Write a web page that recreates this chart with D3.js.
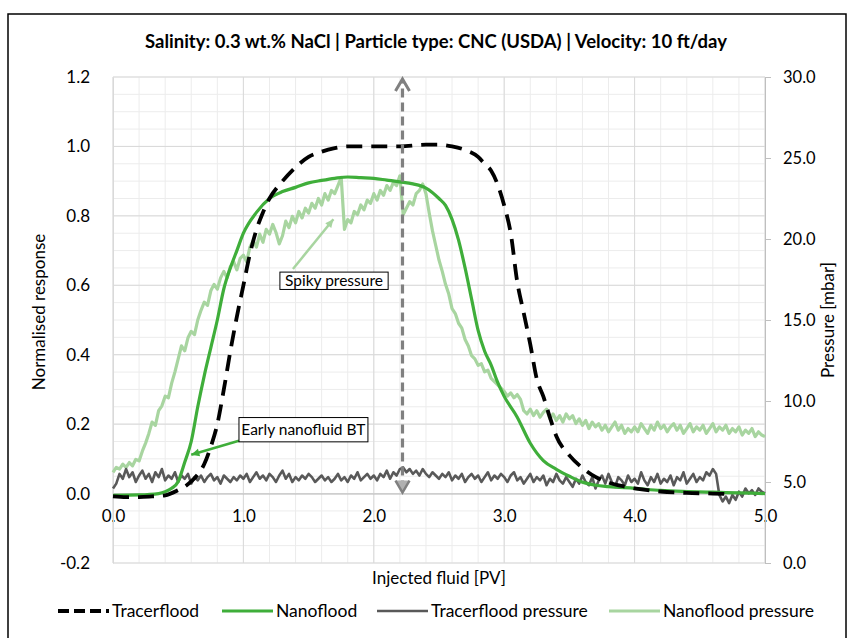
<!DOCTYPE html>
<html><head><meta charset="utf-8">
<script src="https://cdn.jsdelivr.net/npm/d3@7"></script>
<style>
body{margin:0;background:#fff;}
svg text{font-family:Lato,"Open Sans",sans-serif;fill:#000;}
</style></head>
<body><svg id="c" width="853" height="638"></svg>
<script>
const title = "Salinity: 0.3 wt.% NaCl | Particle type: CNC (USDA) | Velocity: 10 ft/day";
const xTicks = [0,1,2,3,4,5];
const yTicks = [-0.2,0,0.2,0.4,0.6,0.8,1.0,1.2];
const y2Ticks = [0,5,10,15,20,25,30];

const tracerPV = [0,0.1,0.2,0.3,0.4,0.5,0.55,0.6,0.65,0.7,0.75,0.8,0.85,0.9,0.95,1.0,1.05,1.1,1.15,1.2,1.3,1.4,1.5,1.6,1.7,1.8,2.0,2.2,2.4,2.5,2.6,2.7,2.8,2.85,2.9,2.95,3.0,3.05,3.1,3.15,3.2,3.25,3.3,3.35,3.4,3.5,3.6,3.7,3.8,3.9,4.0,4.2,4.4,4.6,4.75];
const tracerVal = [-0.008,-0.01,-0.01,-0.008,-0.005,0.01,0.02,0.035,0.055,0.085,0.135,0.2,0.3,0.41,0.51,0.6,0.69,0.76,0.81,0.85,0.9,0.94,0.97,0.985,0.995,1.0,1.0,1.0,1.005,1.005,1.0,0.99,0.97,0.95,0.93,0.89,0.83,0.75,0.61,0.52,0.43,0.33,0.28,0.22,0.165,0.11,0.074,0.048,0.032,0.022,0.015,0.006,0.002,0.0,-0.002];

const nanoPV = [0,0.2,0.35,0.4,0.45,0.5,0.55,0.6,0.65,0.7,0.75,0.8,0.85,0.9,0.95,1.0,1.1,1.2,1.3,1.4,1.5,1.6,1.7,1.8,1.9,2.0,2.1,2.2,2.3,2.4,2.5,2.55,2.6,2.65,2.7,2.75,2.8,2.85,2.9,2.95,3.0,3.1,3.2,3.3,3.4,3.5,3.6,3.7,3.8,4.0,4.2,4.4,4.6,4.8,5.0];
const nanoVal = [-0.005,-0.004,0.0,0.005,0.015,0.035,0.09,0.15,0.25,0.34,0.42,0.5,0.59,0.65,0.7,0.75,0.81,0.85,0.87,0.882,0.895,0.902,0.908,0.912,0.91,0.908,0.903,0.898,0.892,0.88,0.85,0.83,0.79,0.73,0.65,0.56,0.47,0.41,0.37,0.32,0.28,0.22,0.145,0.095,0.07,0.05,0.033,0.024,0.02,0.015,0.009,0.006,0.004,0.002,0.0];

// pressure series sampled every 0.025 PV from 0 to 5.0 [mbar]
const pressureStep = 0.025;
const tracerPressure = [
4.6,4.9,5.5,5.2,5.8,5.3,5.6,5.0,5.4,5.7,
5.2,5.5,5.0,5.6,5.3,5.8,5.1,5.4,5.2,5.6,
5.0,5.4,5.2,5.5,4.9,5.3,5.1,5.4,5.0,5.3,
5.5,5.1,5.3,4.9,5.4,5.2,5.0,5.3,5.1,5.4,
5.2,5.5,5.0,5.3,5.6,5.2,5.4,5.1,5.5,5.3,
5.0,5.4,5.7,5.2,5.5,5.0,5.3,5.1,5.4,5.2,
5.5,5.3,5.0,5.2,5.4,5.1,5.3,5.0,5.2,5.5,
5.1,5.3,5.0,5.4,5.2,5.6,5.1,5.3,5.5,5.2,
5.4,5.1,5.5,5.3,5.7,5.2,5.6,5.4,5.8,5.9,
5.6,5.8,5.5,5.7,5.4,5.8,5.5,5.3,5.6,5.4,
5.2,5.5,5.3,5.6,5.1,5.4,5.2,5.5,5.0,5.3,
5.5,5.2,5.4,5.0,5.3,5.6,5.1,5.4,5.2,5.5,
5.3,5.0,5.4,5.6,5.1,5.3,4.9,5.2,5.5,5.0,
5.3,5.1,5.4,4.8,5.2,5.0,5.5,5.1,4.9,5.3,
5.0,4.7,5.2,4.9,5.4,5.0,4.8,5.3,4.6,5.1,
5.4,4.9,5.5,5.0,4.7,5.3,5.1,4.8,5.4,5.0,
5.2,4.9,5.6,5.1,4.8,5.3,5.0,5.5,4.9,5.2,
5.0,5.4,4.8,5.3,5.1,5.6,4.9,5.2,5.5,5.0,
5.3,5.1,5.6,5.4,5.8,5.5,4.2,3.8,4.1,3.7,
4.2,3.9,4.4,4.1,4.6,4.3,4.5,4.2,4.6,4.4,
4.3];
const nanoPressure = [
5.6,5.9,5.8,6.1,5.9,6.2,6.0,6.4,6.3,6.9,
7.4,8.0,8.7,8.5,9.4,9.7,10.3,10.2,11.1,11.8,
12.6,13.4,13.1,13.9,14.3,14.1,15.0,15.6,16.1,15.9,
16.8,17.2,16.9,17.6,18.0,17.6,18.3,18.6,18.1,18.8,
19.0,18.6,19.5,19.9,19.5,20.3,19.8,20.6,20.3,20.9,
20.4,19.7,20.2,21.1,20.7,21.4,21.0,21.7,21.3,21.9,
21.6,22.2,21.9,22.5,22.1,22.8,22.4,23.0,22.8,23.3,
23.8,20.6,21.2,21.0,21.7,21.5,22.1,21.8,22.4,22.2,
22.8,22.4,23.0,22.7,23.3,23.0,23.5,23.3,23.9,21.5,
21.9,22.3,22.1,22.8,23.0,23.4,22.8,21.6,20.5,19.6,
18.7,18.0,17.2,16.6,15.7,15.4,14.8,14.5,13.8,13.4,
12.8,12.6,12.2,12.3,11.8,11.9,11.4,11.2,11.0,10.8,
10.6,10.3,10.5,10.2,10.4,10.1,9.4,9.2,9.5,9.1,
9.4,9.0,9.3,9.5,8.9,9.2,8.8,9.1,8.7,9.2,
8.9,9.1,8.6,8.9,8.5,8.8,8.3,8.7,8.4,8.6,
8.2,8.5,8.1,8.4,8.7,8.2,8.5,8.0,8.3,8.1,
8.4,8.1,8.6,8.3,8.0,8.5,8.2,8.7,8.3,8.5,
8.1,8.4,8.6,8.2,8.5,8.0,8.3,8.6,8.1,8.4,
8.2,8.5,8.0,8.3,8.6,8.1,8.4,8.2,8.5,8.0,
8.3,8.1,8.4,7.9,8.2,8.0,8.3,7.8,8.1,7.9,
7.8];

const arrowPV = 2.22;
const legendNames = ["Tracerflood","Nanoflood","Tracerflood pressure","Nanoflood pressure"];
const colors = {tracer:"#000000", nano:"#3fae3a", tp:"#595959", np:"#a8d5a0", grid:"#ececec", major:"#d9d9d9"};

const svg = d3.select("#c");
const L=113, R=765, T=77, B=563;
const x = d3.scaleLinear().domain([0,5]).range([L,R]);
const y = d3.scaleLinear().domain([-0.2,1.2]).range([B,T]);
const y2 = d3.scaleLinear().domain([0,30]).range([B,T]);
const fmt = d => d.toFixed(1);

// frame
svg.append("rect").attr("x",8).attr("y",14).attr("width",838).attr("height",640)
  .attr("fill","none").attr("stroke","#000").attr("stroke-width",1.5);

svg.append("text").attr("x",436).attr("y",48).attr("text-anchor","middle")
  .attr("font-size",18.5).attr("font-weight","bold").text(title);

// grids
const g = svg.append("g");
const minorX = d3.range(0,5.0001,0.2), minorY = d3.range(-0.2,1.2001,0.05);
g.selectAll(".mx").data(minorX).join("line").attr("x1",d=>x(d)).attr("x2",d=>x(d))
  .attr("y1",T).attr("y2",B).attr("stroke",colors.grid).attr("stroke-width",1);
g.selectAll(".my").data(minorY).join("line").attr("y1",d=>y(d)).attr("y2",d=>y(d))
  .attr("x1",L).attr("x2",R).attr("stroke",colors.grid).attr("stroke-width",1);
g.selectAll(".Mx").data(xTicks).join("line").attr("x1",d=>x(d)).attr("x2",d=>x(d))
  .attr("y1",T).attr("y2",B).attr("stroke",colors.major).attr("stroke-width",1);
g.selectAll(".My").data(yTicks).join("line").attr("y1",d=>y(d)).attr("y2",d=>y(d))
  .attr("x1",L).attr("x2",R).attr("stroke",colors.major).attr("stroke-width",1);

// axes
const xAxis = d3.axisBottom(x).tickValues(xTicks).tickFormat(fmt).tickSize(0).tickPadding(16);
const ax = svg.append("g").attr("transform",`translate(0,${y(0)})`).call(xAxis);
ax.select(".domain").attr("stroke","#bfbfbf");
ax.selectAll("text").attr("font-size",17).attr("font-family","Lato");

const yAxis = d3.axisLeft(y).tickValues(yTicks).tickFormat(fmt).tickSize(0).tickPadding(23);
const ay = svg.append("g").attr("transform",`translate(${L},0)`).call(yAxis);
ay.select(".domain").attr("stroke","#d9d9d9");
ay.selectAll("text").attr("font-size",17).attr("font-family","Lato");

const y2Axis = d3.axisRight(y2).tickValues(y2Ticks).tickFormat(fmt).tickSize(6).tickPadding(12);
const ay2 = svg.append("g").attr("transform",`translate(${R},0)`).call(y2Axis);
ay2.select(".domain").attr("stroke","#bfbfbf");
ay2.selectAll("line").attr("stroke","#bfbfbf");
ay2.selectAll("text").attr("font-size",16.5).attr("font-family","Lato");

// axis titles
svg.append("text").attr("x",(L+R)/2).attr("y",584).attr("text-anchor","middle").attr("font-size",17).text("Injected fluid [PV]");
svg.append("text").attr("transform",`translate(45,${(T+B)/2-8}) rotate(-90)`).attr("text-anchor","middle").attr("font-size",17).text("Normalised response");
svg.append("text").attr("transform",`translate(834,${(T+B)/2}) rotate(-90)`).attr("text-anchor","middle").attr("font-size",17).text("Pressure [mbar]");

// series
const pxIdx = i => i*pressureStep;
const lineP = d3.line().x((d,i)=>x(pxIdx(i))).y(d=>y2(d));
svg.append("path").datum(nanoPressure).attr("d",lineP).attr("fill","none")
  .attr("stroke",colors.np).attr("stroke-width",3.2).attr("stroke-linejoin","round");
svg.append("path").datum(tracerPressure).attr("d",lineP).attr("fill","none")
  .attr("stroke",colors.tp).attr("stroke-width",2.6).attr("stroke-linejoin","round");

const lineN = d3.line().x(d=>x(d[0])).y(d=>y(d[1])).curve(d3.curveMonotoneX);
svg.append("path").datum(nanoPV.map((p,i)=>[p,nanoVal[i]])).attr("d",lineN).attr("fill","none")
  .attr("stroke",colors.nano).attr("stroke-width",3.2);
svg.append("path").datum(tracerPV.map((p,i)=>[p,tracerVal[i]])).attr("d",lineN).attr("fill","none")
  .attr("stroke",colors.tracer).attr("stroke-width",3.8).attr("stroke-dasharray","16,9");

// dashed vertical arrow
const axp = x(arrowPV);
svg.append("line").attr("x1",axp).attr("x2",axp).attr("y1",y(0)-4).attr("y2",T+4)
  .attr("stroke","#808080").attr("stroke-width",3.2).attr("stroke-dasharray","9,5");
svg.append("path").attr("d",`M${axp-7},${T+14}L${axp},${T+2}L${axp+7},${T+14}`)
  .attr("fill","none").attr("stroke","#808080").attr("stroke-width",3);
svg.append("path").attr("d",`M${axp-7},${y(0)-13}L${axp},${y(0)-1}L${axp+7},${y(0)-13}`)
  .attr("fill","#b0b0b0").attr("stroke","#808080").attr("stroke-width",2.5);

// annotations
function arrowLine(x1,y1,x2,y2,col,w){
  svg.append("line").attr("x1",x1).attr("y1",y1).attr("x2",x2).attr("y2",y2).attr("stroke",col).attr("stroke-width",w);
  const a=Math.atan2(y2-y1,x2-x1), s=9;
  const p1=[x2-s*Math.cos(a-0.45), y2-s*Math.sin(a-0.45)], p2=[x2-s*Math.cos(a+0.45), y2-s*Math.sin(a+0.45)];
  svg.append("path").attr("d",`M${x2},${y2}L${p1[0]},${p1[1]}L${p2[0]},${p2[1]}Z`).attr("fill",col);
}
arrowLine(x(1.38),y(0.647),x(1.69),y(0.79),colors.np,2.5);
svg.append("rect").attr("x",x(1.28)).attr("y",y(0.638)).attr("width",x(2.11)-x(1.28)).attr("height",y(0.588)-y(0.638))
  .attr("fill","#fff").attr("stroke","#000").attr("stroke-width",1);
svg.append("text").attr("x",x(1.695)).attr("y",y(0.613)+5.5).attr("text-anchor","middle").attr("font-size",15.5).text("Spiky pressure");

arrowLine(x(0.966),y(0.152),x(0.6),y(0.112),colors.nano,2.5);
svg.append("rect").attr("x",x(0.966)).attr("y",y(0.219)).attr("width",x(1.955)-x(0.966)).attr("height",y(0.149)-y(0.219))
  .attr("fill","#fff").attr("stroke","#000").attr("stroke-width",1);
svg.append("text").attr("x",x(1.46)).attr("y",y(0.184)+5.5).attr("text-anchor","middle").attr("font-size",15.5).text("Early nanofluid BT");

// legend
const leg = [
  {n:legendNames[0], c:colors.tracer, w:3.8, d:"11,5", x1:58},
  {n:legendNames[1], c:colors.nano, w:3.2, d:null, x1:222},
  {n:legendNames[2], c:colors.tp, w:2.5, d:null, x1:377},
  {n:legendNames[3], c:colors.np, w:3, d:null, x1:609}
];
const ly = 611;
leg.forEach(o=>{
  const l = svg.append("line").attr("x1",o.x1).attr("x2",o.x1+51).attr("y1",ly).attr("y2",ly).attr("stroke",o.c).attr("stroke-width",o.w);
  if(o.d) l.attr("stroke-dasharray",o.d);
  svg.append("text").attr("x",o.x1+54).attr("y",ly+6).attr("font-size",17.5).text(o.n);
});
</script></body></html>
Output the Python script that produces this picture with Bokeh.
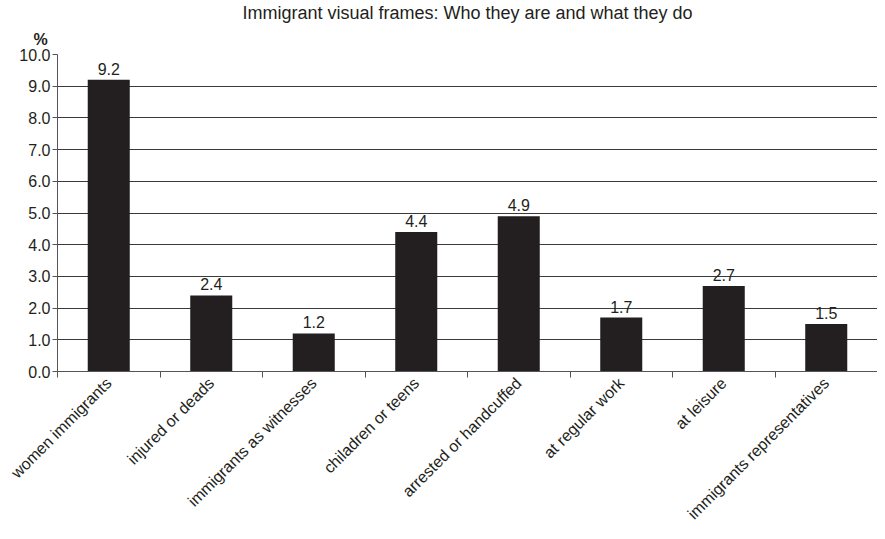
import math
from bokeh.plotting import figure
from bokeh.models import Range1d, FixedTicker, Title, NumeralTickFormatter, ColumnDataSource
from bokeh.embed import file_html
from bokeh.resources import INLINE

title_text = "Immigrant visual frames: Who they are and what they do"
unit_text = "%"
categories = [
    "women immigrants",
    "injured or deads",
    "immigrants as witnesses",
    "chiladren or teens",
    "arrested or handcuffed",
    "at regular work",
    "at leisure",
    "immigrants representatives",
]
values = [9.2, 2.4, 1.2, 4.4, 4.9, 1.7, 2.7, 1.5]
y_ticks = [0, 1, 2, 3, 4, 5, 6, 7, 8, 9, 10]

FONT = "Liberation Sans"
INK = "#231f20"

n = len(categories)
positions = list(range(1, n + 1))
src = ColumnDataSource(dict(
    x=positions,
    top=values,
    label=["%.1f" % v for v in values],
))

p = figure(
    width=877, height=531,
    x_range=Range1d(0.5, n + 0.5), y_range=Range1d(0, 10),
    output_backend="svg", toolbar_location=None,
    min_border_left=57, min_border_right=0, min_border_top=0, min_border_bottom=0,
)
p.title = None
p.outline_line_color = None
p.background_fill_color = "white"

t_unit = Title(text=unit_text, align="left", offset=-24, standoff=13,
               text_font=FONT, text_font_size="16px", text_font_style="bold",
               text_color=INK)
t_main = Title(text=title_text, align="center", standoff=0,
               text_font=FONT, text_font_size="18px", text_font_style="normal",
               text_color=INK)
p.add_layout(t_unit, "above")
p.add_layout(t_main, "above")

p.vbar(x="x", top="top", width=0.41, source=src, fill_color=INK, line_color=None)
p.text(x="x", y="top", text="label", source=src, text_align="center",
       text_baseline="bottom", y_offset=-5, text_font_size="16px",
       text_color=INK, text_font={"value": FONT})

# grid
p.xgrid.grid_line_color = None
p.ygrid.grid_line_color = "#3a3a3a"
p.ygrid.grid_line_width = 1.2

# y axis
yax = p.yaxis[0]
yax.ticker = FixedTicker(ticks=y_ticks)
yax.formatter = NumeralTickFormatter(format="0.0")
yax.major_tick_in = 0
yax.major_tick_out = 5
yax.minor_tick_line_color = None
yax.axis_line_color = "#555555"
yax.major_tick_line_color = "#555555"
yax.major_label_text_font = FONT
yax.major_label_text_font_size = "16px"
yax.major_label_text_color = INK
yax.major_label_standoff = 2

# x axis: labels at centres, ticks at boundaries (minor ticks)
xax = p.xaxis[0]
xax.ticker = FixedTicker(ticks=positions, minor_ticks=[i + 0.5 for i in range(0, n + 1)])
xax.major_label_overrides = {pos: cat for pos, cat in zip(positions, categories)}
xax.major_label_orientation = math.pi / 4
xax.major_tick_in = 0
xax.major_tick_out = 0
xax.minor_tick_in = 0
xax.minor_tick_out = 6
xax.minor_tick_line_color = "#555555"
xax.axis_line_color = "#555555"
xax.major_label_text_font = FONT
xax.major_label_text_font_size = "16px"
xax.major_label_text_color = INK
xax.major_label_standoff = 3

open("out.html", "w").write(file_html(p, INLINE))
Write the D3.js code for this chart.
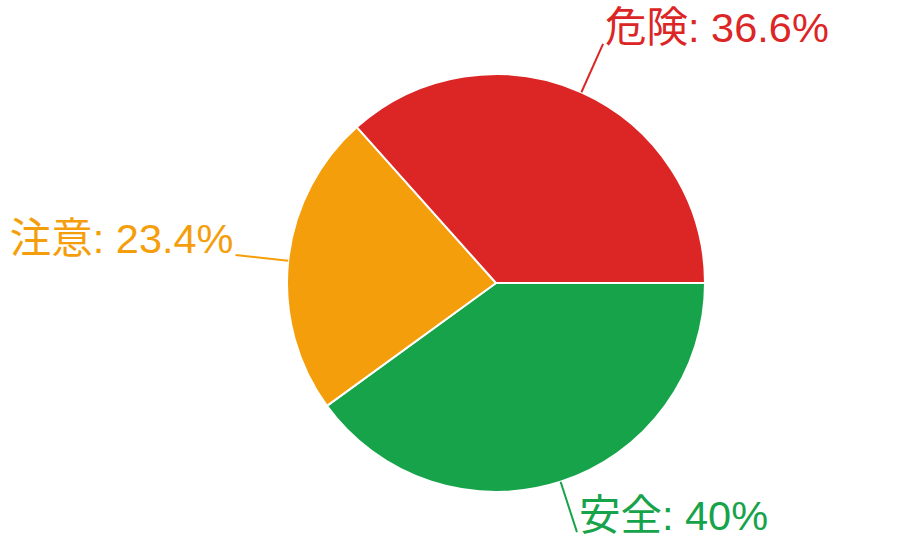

▬▬▬▬▬▬

Written problem: Of all the lines above, how many contain "chart"? Give the number and nothing more.

Solved exercise: 2